In those days, people viewed annual training as mostly an excuse to drink beer. “It was pretty much all party time,” Debbie said about her early years in the Guard. Debbie joined the crowd that went to Shorty's Den, a local dive bar—it was an older crowd, mostly male, people who had been in the Guard for years. Open conflict divided the group on the subject of gender after a couple of women objected to hearing what they interpreted as derogatory comments. Debbie sided with the men. “I wondered how you could be that easily offended and come into the military,” she said later. “Are you really that delicate that other people can't say anything in front of you?” The battalion's leaders promulgated a series of rules about sexual harassment, including a prohibition on vulgar language. Confusion ensued in Bravo Company. Exactly what was vulgar? Since when had speech turned into the equivalent of a weapon? Men interrupted themselves while telling dirty jokes or avoided women entirely. “It was much more natural and relaxed before the big to-do about how to behave toward women,” said Debbie. It was not that she did not believe in equality, she simply prized belonging more highly. During the particularly fraught years, a few of the men told Debbie explicitly that they considered her “one of the guys.” Debbie treasured the compliment.

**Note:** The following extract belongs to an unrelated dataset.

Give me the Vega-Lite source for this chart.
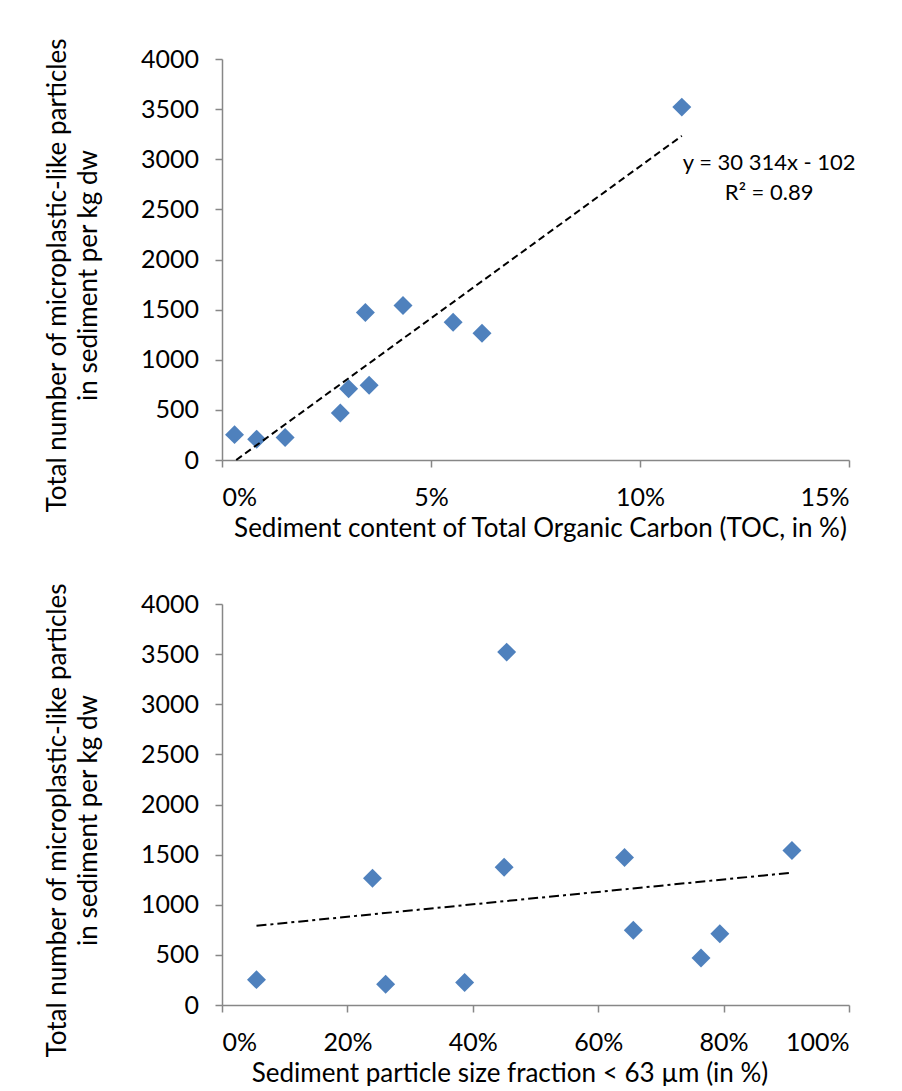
{
  "$schema": "https://vega.github.io/schema/vega-lite/v6.json",
  "background": "white",
  "padding": {"left": 43, "top": 37, "right": 0, "bottom": 0},
  "spacing": 144,
  "bounds": "flush",
  "config": {
    "view": {"stroke": null},
    "font": "Lato",
    "axis": {
      "grid": false,
      "domainColor": "#878787",
      "domainWidth": 1.5,
      "tickColor": "#878787",
      "tickWidth": 1.5,
      "tickSize": 7,
      "labelFont": "Lato",
      "labelFontSize": 25,
      "labelColor": "#000000",
      "titleFont": "Lato",
      "titleFontSize": 26,
      "titleFontWeight": "normal",
      "titleColor": "#000000"
    }
  },
  "datasets": {
    "samples": [
      {"toc": 0.30, "fines": 5.5, "count": 253},
      {"toc": 0.83, "fines": 26.1, "count": 208},
      {"toc": 1.51, "fines": 38.7, "count": 225},
      {"toc": 2.83, "fines": 76.4, "count": 468},
      {"toc": 3.03, "fines": 79.4, "count": 710},
      {"toc": 3.52, "fines": 65.6, "count": 745},
      {"toc": 3.43, "fines": 64.2, "count": 1472},
      {"toc": 4.33, "fines": 90.9, "count": 1541},
      {"toc": 5.53, "fines": 45.0, "count": 1375},
      {"toc": 6.22, "fines": 24.0, "count": 1264},
      {"toc": 11.0, "fines": 45.4, "count": 3520}
    ],
    "tocTrend": [
      {"toc": 0.34, "count": 0},
      {"toc": 11.0, "count": 3233}
    ],
    "finesTrend": [
      {"fines": 5.5, "count": 790},
      {"fines": 90.9, "count": 1320}
    ],
    "tocLabel": [
      {"toc": 13.09, "count": 2963, "label": "y = 30 314x - 102"},
      {"toc": 13.09, "count": 2663, "label": "R² = 0.89"}
    ]
  },
  "vconcat": [
    {
      "width": 627,
      "height": 401,
      "layer": [
        {
          "data": {"name": "samples"},
          "mark": {"type": "point", "shape": "diamond", "filled": true, "size": 360, "color": "#4F81BD", "opacity": 1},
          "encoding": {
            "x": {
              "field": "toc", "type": "quantitative",
              "scale": {"domain": [0, 15], "nice": false},
              "axis": {
                "values": [0, 5, 10, 15],
                "labelExpr": "datum.value + '%'",
                "labelPadding": 18,
                "title": "Sediment content of Total Organic Carbon (TOC, in %)",
                "titleX": 318, "titleY": 68, "titleAlign": "center", "titleBaseline": "middle"
              }
            },
            "y": {
              "field": "count", "type": "quantitative",
              "scale": {"domain": [0, 4000], "nice": false},
              "axis": {
                "values": [0, 500, 1000, 1500, 2000, 2500, 3000, 3500, 4000],
                "format": "d",
                "labelPadding": 16.5,
                "title": ["Total number of microplastic-like particles", "in sediment per kg dw"],
                "titleX": -152, "titleY": 216, "titleAlign": "center", "titleBaseline": "bottom", "titleLineHeight": 31, "titleAngle": 270
              }
            }
          }
        },
        {
          "data": {"name": "tocTrend"},
          "mark": {"type": "line", "color": "#000000", "strokeWidth": 2, "strokeDash": [7, 4]},
          "encoding": {
            "x": {"field": "toc", "type": "quantitative"},
            "y": {"field": "count", "type": "quantitative"}
          }
        },
        {
          "data": {"name": "tocLabel"},
          "mark": {"type": "text", "font": "Lato", "fontSize": 22, "align": "center", "baseline": "middle", "color": "#000000"},
          "encoding": {
            "x": {"field": "toc", "type": "quantitative"},
            "y": {"field": "count", "type": "quantitative"},
            "text": {"field": "label"}
          }
        }
      ]
    },
    {
      "width": 627,
      "height": 401,
      "layer": [
        {
          "data": {"name": "samples"},
          "mark": {"type": "point", "shape": "diamond", "filled": true, "size": 360, "color": "#4F81BD", "opacity": 1},
          "encoding": {
            "x": {
              "field": "fines", "type": "quantitative",
              "scale": {"domain": [0, 100], "nice": false},
              "axis": {
                "values": [0, 20, 40, 60, 80, 100],
                "labelExpr": "datum.value + '%'",
                "labelPadding": 18,
                "title": "Sediment particle size fraction < 63 µm (in %)",
                "titleX": 287.5, "titleY": 68, "titleAlign": "center", "titleBaseline": "middle"
              }
            },
            "y": {
              "field": "count", "type": "quantitative",
              "scale": {"domain": [0, 4000], "nice": false},
              "axis": {
                "values": [0, 500, 1000, 1500, 2000, 2500, 3000, 3500, 4000],
                "format": "d",
                "labelPadding": 16.5,
                "title": ["Total number of microplastic-like particles", "in sediment per kg dw"],
                "titleX": -152, "titleY": 216, "titleAlign": "center", "titleBaseline": "bottom", "titleLineHeight": 31, "titleAngle": 270
              }
            }
          }
        },
        {
          "data": {"name": "finesTrend"},
          "mark": {"type": "line", "color": "#000000", "strokeWidth": 2, "strokeDash": [10, 4, 3, 4]},
          "encoding": {
            "x": {"field": "fines", "type": "quantitative"},
            "y": {"field": "count", "type": "quantitative"}
          }
        }
      ]
    }
  ]
}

During the same time frame, Debbie discovered that much of her knowledge about howitzers and mortars was becoming obsolete. The howitzer had been designed for static warfare, when grunts dug trenches and created opposing front lines and called the space in between a no-man's-land. Once you set a howitzer up, it could launch a shell over a mile, but you weren't going anywhere in a hurry. War rarely called for
howitzers anymore, and the Bedford unit did not even have any tanks. A few times, during annual training, Debbie went to Camp Grayling in Michigan, and then she did get to work on the instruments inside of tanks—once, after she finished leveling the main gun in the rotating turret, a sergeant even allowed her to drive the tank out into a remote area and shoot the main gun to see if it was actually working properly. After they returned, exhilarated, he admonished, “You didn't shoot that, right?” That was as close as Debbie ever got to actual tank warfare.

And then the army overhauled its fire control systems. The new tanks came equipped with digital instruments—laser range finders, thermal tank sights, computerized ballistic systems. After Debbie had been in the Guard for about a decade, her job literally vanished. One day, her superior informed Debbie that the slot of 41C no longer existed, and she was now a 45G (“forty-five Golf”)—she had been reclassified as a person who did “systems repair” on the digital tools. In truth, however, Debbie never received additional training and did not know how to repair the computerized systems. For reasons that never became clear to Debbie, but might have involved her gender, she was also passed over for promotions. She remained an E4, the lowest rank of specialist, even as she got the responsibilities of an acting E5. It rankled, doing a job that should have earned her more pay, without actually being given the money.

When other members of Bravo Company's retention team approached her about joining, after one of the team's members retired, Debbie decided to make the switch. Nothing was going to change over in armament, she figured, and she was already friendly with Gretchen Flood, another member of the retention team; later, Debbie's good friend Will Hargreaves would join the team as well. When it was time for somebody to reenlist, the retention team discussed the decision with the soldier. “Since I knew everybody in the unit, a lot of those guys felt comfortable talking to me, and they could say anything they wanted,” Debbie said later. “If they had issues with somebody in their section, they could tell me, and know it was not going to travel somewhere else. Or if it was something that I could see that I could fix, then I would talk to the proper person. And some of them wanted out, they didn't want to extend—and of course the purpose of retention was obviously to retain the soldier. So I just felt the need was greater there.” Because her time
in armament had proved disappointing, she figured what the heck. “I thought, you know, I've only got a few years left. I think that's the perfect place to ride out my time.”